In the summer of 1969, a series of brutal, random murders shook Los Angeles and captured headlines across America. The Manson murders assumed the proportions of myth, coming to mark the end of the sixties and represent the dark underbelly of that era. Vincent Bugliosi was the prosecuting attorney in the trial, and this book is his enthralling account of the case. The meticulous detective work and the reconstruction of the philosophy Manson inculcated in his fervent followers not only make for a true crime classic, but also, in the words of The New Republic, a “social document of rare importance.”
It was the emblematic crime of our era: on a cold November day in Amsterdam, Mohammed Bouyeri, the son of Moroccan immigrants and an Islamic extremist, shot and killed the celebrated and controversial filmmaker Theo van Gogh, great-grandnephew of Vincent and iconic European provocateur. The murder horrified Holland, a nation that prides itself on being a bastion of tolerance, and sent shock waves across Europe and around the world. Murder In Amsterdam is Ian Buruma’s exploration of the greatest dilemma of our time: what happens when political Islam collides with the secular West and tolerance finds its limits.
John Safran, a Jewish Australian documentarian, spent two days in Mississippi with Richard Barrett, a notorious white supremacist, for a film about race.

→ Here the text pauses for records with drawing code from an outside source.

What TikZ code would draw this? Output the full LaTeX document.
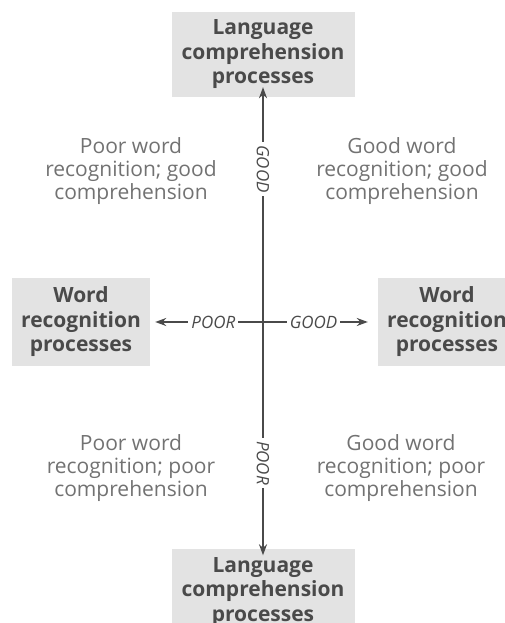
\documentclass[tikz,border=0pt]{standalone}
\usepackage{fontspec}
\setmainfont{Open Sans}
\usetikzlibrary{arrows.meta}
\usetikzlibrary{positioning}
\definecolor{boxgray}{HTML}{E3E3E3}
\definecolor{inkgray}{HTML}{4A4A4A}
\definecolor{quadgray}{HTML}{727272}

\begin{document}
\begin{tikzpicture}[x=1pt,y=1pt,>={Stealth[length=11pt,width=8pt]},
        proc/.style={fill=boxgray,text=inkgray,font=\bfseries\fontsize{21}{24.5}\selectfont,align=center,inner sep=0pt},
        quad/.style={text=quadgray,font=\fontsize{21}{23}\selectfont,align=center},
        lab/.style={fill=white,text=inkgray,font=\itshape\fontsize{17}{17}\selectfont,inner sep=3pt},
        vert/.style={->,draw=inkgray,line width=2.8pt},
        horz/.style={->,draw=inkgray,line width=2.2pt}]
        \useasboundingbox (0,0) rectangle (505,623);
        \coordinate (mid) at (263,301);
        \node[proc,minimum width=183pt,minimum height=85pt] (lang1) [above=267.5pt of mid,anchor=center] {Language\\comprehension\\processes};
        \node[proc,minimum width=183pt,minimum height=85pt] (lang2) [below=270pt of mid,anchor=center] {Language\\comprehension\\processes};
        \node[proc,minimum width=138pt,minimum height=88pt] (word1) [left=182pt of mid,anchor=center] {Word\\recognition\\processes};
        \node[proc,minimum width=138pt,minimum height=88pt] (word2) [right=184pt of mid,anchor=center] {Word\\recognition\\processes};
        \node[quad] (tl) [above left=151pt and 132pt of mid,anchor=center] {Poor word\\recognition; good\\comprehension};
        \node[quad] (tr) [above right=151pt and 139pt of mid,anchor=center] {Good word\\recognition; good\\comprehension};
        \node[quad] (bl) [below left=146pt and 132pt of mid,anchor=center] {Poor word\\recognition; poor\\comprehension};
        \node[quad] (br) [below right=146pt and 138pt of mid,anchor=center] {Good word\\recognition; poor\\comprehension};
        \path   (mid) edge [horz,shorten >=5pt] node [lab,pos=0.44] {POOR} (word1.east)
                      edge [horz,shorten >=10pt] node [lab,pos=0.44] {GOOD} (word2.west)
                      edge [vert,shorten >=-10pt] node [lab,rotate=-90,pos=0.68] {GOOD} (lang1.south)
                      edge [vert,shorten >=-6pt] node [lab,rotate=-90,pos=0.62] {POOR} (lang2.north);
\end{tikzpicture}
\end{document}
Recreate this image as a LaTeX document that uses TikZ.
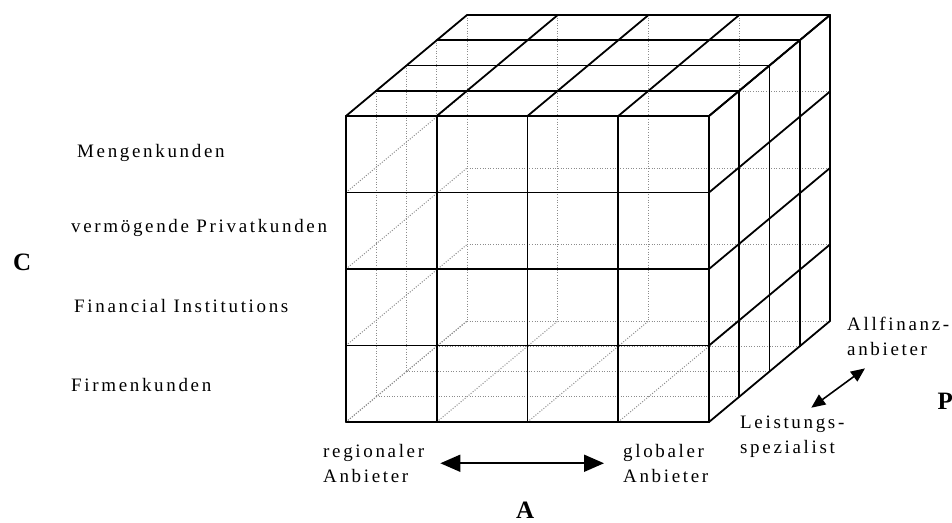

When Barrett was brutally murdered a year later by a young black man, Safran “realized this was [his] Truman Capote moment” and hightailed it from Melbourne back to Mississippi. As he became entwined in the lives of those connected with the murder—white separatist frenemies, oddball neighbors, even the killer himself—the more he discovered how complex the truth about someone’s life—and death—can be. This is a brilliant, haunting, hilarious, unsettling story about race, money, sex, and power in the American South from an outsider’s point of view.
In 1937, Peking was thick with tension. A heady mix of privilege and opulence—Japanese troops had occupied nearby Manchuria and were encircling the ancient city walls, One night, the mutilated body of Pamela Werner, the daughter of a former British consul to China, is discovered, and even as the Japanese tighten their noose around the city, her murder transfixes Peking. Based on seven years of research, historian and China expert Paul French at last uncovers the truth behind this notorious murder and offers a rare glimpse of the last days of colonial China.
Where did my love of true crime come from? I blame it on my parents, whose idea of family television was watching Homicide: Life on the Street. If you’re not familiar with Homicide you’re seriously missing out. A detective procedural set in Baltimore that aired throughout the 90s, one of its producers/writers, David Simon, later went on to create The Wire. Yes, my parents thought that the precursor to The Wire was appropriate viewing for a seven-year-old. But long before The Wire or Homicide were on the air, Simon was the author of this classic book from which these acclaimed television shows sprang.